At one point, the owner of the EVE auction house, Alain Leroy, said he had noticed that one phone bidder was grabbing up the disputed Hopi objects and told an employee to check into it. Reassured that the buyer had wired money ahead of time and was legitimate, he says he nonetheless grew frustrated and even muttered aloud that he hoped the secret bidder would “leave some for the others.”
Members of the Hopi tribe were also watching the sale online from Arizona. Unaware of the forces at work on their behalf, they said they became dispirited as item after item sold. Sam Tenakhongva, a cultural director for the Hopi, said when he turned off his lights at 2 a.m., he felt he was saying goodbye to the spirits embodied in the headdresses.

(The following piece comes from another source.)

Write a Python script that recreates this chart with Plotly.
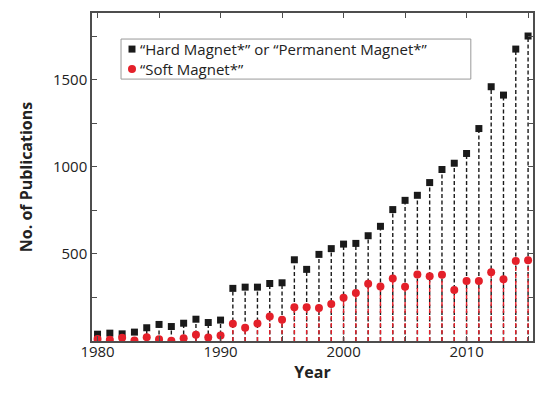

The foundation, however, had enjoyed marked success in the bidding. By the end of the auction, it had spent $530,695 and bought all but three of the 24 Hopi objects and the three other Apache artifacts that the foundation had sought.
And one of the three, a Hopi headdress featuring antelope antlers, had been bought by Mr. Servan-Schreiber on behalf of a couple, Marshall W. Parke, of the private equity firm Lexington Partners, and his wife, Véronique, who had instructed him to obtain what he could as a gift to the Hopis.
Mr. Servan-Schreiber said when it was his turn to bid, he took care to inform the foundation people, “so we wouldn’t start bidding against each other.”
The foundation lost out on only two items, both times, participants said, because of miscommunication. But they secured the auction’s priciest lot, a Hopi Crow Mother headdress that sold for $130,000. The event, which was over in a quick hour, generated $1.6 million in sales.
“It’s a good outcome for the Hopi but not the collectors, I suppose,” Mr. Leroy, the auction house owner, said of the foundation’s tally. The Hopi did not learn of their tribe’s good fortune until several hours later when the foundation sent an email alerting them to its clandestine purchases. Mr. Aube said the Annenberg Foundation, which focuses on civic and community projects, is consulting with the Hopi on how best to return the Katsinam.
The objects, surreal faces made from wood, leather, horsehair and feathers and painted in vivid reds, blues, yellows and oranges, cannot be encased in Bubble Wrap, for example, because it would be seen as suffocating the divine spirits. The Hopi have not identified their plans for these artifacts on their return, but they are not viewed as art objects or housed in museums. Typically, Katsinam are still used in spiritual ceremonies or are retired and left to disintegrate naturally.
For Mr. Tenakhongva, the fact that the Katsinam had to be bought and paid for, even by benefactors, was a bittersweet nod to the reality that some American Indian artifacts have become highly sought, expensive commodities.
“No one should have to buy back their sacred property,” he said. “But now at least they will be at home with us and they will go to rest.”